Sitting in the back garden of Surf Bar last weekend was not a beachy experience. Wind whipped through the trees overhead, and thunder rumbled in the rain-threatening September sky. Surf Bar is a bar that literally puts sand between your toes. Tiki paraphernalia covers the walls like barnacles on the bottom of a rowboat. You can drink things that come in cups shaped like 60’s beach girls, or are called a Williamsburg Sex on the Beach. Going to Surf Bar is supposed to be like going to the beach with palm trees, not getting the A train to Rockaway or the LIRR to Jones Beach. But in hurricane season, its shtick falls flat.
Funnily enough, Surf Bar used to go by the name Hurricane Hopeful. Over the past week, Hurricane Ike tore up Southern Texas, covering a whole lot of beach spots with toxic sludge as a parting gift. The stubborn Texans who wanted to just stay in their nice little beach houses up on stilts were told they faced “certain death.” Lots of islands the Beach Boys sang about in “Kokomo” probably got just a little bit rainy. Being “Hurricane Hopeful” doesn’t sound cute right now. And Surf Bar? Not so cute either.
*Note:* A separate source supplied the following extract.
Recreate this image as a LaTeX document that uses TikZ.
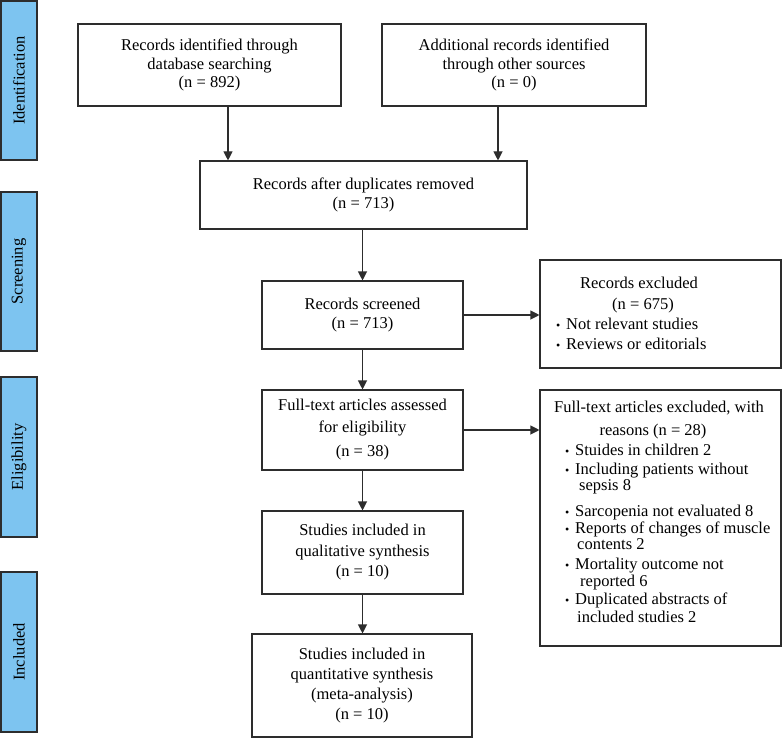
\documentclass[tikz,border=0pt]{standalone}
\usepackage{fontspec}
\setmainfont{Liberation Serif}
\usetikzlibrary{arrows.meta}
\definecolor{barblue}{RGB}{125,196,240}
\definecolor{ln}{RGB}{45,45,45}
\newcommand{\fs}{\fontsize{16.5}{19.5}\selectfont}
\newcommand{\bul}{\makebox[10pt][l]{\fontsize{12}{12}\selectfont\textbullet}}
\begin{document}
\begin{tikzpicture}[x=1pt,y=-1pt,
 box/.style={draw=ln, line width=1.1pt, inner sep=0pt, align=center, font=\fs, text=black},
 bar/.style={draw=ln, fill=barblue, line width=1.1pt, rotate=90, inner sep=0pt, font=\fs},
 arr/.style={draw=ln, line width=1.1pt, -{Triangle[length=9pt,width=9pt]}},
 txt/.style={anchor=mid west, inner sep=0pt, font=\fs},
 ctxt/.style={anchor=mid, inner sep=0pt, font=\fs}]
\useasboundingbox (0,0) rectangle (783,738);
% side bars
\node[bar, minimum width=159pt, minimum height=36pt] (ident) at (19,80.5) {Identification};
\node[bar, minimum width=159pt, minimum height=36pt] (screen) at (19,271.5) {Screening};
\node[bar, minimum width=160pt, minimum height=36pt] (elig) at (19,457) {Eligibility};
\node[bar, minimum width=160pt, minimum height=36pt] (incl) at (19,652) {Included};
% main boxes
\node[box, minimum width=263pt, minimum height=82pt, font=\fontsize{16.5}{18.5}\selectfont] (b1) at (209.5,65)
  {Records identified through\\database searching\\(n = 892)};
\node[box, minimum width=264pt, minimum height=82pt, font=\fontsize{16.5}{18.5}\selectfont] (b2) at (514,65)
  {Additional records identified\\through other sources\\(n = 0)};
\node[box, minimum width=327pt, minimum height=68pt] (b3) at (363.5,195)
  {Records after duplicates removed\\(n = 713)};
\node[box, minimum width=201pt, minimum height=68pt] (b4) at (362.5,315)
  {Records screened\\(n = 713)};
\node[box, minimum width=201pt, minimum height=80pt, font=\fontsize{16.5}{22}\selectfont] (b5) at (362.5,430)
  {Full-text articles assessed\\for eligibility\\[2pt](n = 38)};
\node[box, minimum width=201pt, minimum height=83pt, font=\fontsize{16.5}{20.5}\selectfont] (b6) at (362.5,552.5)
  {Studies included in\\qualitative synthesis\\(n = 10)};
\node[box, minimum width=220pt, minimum height=103pt, font=\fontsize{16.5}{20}\selectfont] (b7) at (362,685.5)
  {Studies included in\\quantitative synthesis\\(meta-analysis)\\(n = 10)};
% exclusion boxes
\node[box, minimum width=241pt, minimum height=108pt] (e1) at (660.5,314) {};
\node[box, minimum width=241pt, minimum height=256pt] (e2) at (660.5,518) {};
% exclusion box texts
\node[ctxt] (e1a) at (639,286) {Records excluded};
\node[ctxt] (e1b) at (643,307) {(n = 675)};
\node[txt] (e1c) at (556,327) {\bul Not relevant studies};
\node[txt] (e1d) at (556,347) {\bul Reviews or editorials};
\node[ctxt] (e2a) at (659,410) {Full-text articles excluded, with};
\node[ctxt] (e2b) at (653,433) {reasons (n = 28)};
\node[txt] (e2c) at (565,453) {\bul Stuides in children 2};
\node[txt] (e2d) at (565,472) {\bul Including patients without};
\node[txt] (e2e) at (579,488) {sepsis 8};
\node[txt] (e2f) at (565,514) {\bul Sarcopenia not evaluated 8};
\node[txt] (e2g) at (565,531) {\bul Reports of changes of muscle};
\node[txt] (e2h) at (577,547) {contents 2};
\node[txt] (e2i) at (565,567) {\bul Mortality outcome not};
\node[txt] (e2j) at (580,584) {reported 6};
\node[txt] (e2k) at (565,602) {\bul Duplicated abstracts of};
\node[txt] (e2l) at (577,620) {included studies 2};
% connectors
\coordinate (c1) at (228,0);
\coordinate (c2) at (498,0);
\draw[arr] (b1.south -| c1) -- (b3.north -| c1);
\draw[arr] (b2.south -| c2) -- (b3.north -| c2);
\draw[arr] (b3.south -| b4.north) -- (b4.north);
\draw[arr] (b4.south) -- (b5.north);
\draw[arr] (b5.south) -- (b6.south |- b6.north);
\draw[arr] (b6.south) -- (b6.south |- b7.north);
\draw[arr] (b4.east) -- (b4.east -| e1.west);
\draw[arr] (b5.east) -- (b5.east -| e2.west);
\end{tikzpicture}
\end{document}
At Surf Bar, the most lime Kool-aid tasting margarita you have ever encountered will run you $9. They have Tuna Carpaccio and Squid on the menu, but somehow you think that a sand-encrusted corner of the Williamsburg waterfront doesn’t seem like the most appetizing place to order those things. You stick with drinks, and try to pay your bill with American Express and they don’t take American Express. Someone got the Zombie drink and whatever was in there didn’t even get them drunk. You see people ashing their cigarettes in the sand, and promise yourself you’ll wash your flip-flopped feet with soap when you get home.
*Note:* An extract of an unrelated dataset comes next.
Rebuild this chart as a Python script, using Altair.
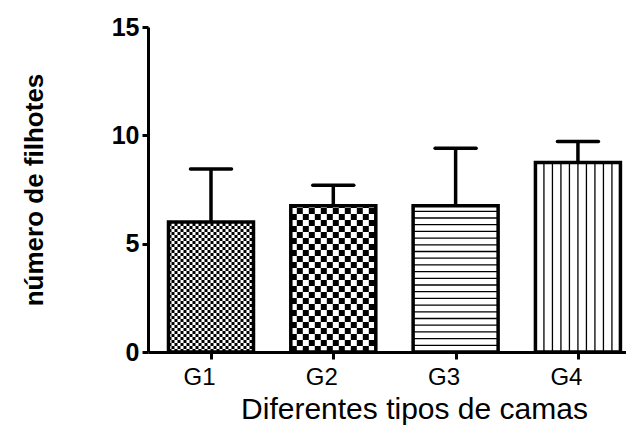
import json
import math
import altair as alt
import pandas as pd

# ---- data ----
groups = ["G1", "G2", "G3", "G4"]
means = [6.0, 6.75, 6.75, 8.75]
errors = [2.45, 0.95, 2.65, 0.97]
pattern_kind = ["fine_check", "check", "hlines", "vlines"]
y_ticks = [0, 5, 10, 15]
x_title = "Diferentes tipos de camas"
y_title = "número de filhotes"

# ---- layout ----
W, H = 478, 325
XDOM = [0.485, 4.393]
YDOM = [0, 15]
px_x = (XDOM[1] - XDOM[0]) / W
px_y = (YDOM[1] - YDOM[0]) / H
HALF = 42.5 * px_x
CAP = 20.5 * px_x
FONT = "Liberation Sans"

pos = list(range(1, len(groups) + 1))

bars = pd.DataFrame({
    "x": [p - HALF for p in pos],
    "x2": [p + HALF for p in pos],
    "y": [0.0] * len(pos),
    "y2": means,
})
err_v = pd.DataFrame({
    "x": pos, "x2": pos, "y": means,
    "y2": [m + e for m, e in zip(means, errors)],
})
err_c = pd.DataFrame({
    "x": [p - CAP for p in pos], "x2": [p + CAP for p in pos],
    "y": [m + e for m, e in zip(means, errors)],
    "y2": [m + e for m, e in zip(means, errors)],
})

cells = []
lines = []
for p, top, kind in zip(pos, means, pattern_kind):
    left, right = p - HALF, p + HALF
    if kind in ("fine_check", "check"):
        size = 3.0 if kind == "fine_check" else 6.0
        cx, cy = size * px_x, size * px_y
        ncol = math.ceil((right - left) / cx)
        nrow = math.ceil(top / cy)
        for r in range(nrow):
            for c in range(ncol):
                if (r + c) % 2 == 0:
                    cells.append({
                        "x": left + c * cx, "x2": min(left + (c + 1) * cx, right),
                        "y": r * cy, "y2": min((r + 1) * cy, top),
                    })
    elif kind == "hlines":
        step = 6.7 * px_y
        k = 1
        while k * step < top:
            yv = k * step
            lines.append({"x": left, "x2": right, "y": yv, "y2": yv})
            k += 1
    else:
        step = 8.5 * px_x
        k = 1
        while left + k * step < right - 2 * px_x:
            xv = left + k * step
            lines.append({"x": xv, "x2": xv, "y": 0.0, "y2": top})
            k += 1
cells = pd.DataFrame(cells)
lines = pd.DataFrame(lines)

label_expr = json.dumps(groups) + "[datum.value - 1]"

x_axis = alt.Axis(
    values=pos, labelExpr=label_expr, title=x_title, grid=False,
    domainColor="black", domainWidth=3, tickColor="black", tickWidth=3, tickSize=7,
    labelFont=FONT, labelFontSize=24, labelColor="black", labelPadding=6, labelOffset=-12,
    titleFont=FONT, titleFontSize=30, titleFontWeight="normal", titleColor="black",
    titleX=266, titleY=66, titleBaseline="alphabetic", titleAlign="center",
)
y_axis = alt.Axis(
    values=y_ticks, title=y_title, grid=False,
    domainColor="black", domainWidth=3, tickColor="black", tickWidth=3, tickSize=6,
    labelFont=FONT, labelFontSize=25, labelFontWeight="bold", labelColor="black", labelPadding=3,
    titleFont=FONT, titleFontSize=26, titleFontWeight="bold", titleColor="black",
    titleX=-106, titleY=H / 2, titleAngle=270, titleBaseline="alphabetic", titleAlign="center",
)
xs = alt.Scale(domain=XDOM, nice=False, zero=False)
ys = alt.Scale(domain=YDOM, nice=False)


def enc():
    return dict(
        x=alt.X("x:Q", scale=xs, axis=x_axis),
        x2="x2:Q",
        y=alt.Y("y:Q", scale=ys, axis=y_axis),
        y2="y2:Q",
    )


cell_layer = alt.Chart(cells).mark_rect(color="black", strokeWidth=0).encode(**enc())
line_layer = alt.Chart(lines).mark_rule(color="black", strokeWidth=1.3).encode(**enc())
bar_layer = alt.Chart(bars).mark_rect(
    fill="white", fillOpacity=0, stroke="black", strokeWidth=3.5
).encode(**enc())
errv_layer = alt.Chart(err_v).mark_rule(color="black", strokeWidth=3.5).encode(**enc())
errc_layer = alt.Chart(err_c).mark_rule(
    color="black", strokeWidth=3.5, strokeCap="round"
).encode(**enc())

chart = alt.layer(cell_layer, line_layer, bar_layer, errv_layer, errc_layer).properties(
    width=W, height=H,
    autosize=alt.AutoSizeParams(type="none"),
    padding={"left": 140, "top": 19, "right": 0, "bottom": 75},
).configure_view(stroke=None)

chart.save("out.html", embed_options={"renderer": "svg", "actions": False})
It’s not just that summer’s over. Even this summer was a bad one for beaches around here. Sharks attacked, lightning struck and killed at the Jersey shore, everyone in the Hamptons was obsessing over Christie Brinkley’s divorce instead of getting a tan. Maybe it’s global warming that’s causing all these hurricanes, and maybe the Jersey Shore was being smote by the wrath of God. But just when you thought it was safe to go back in the water… it’s not.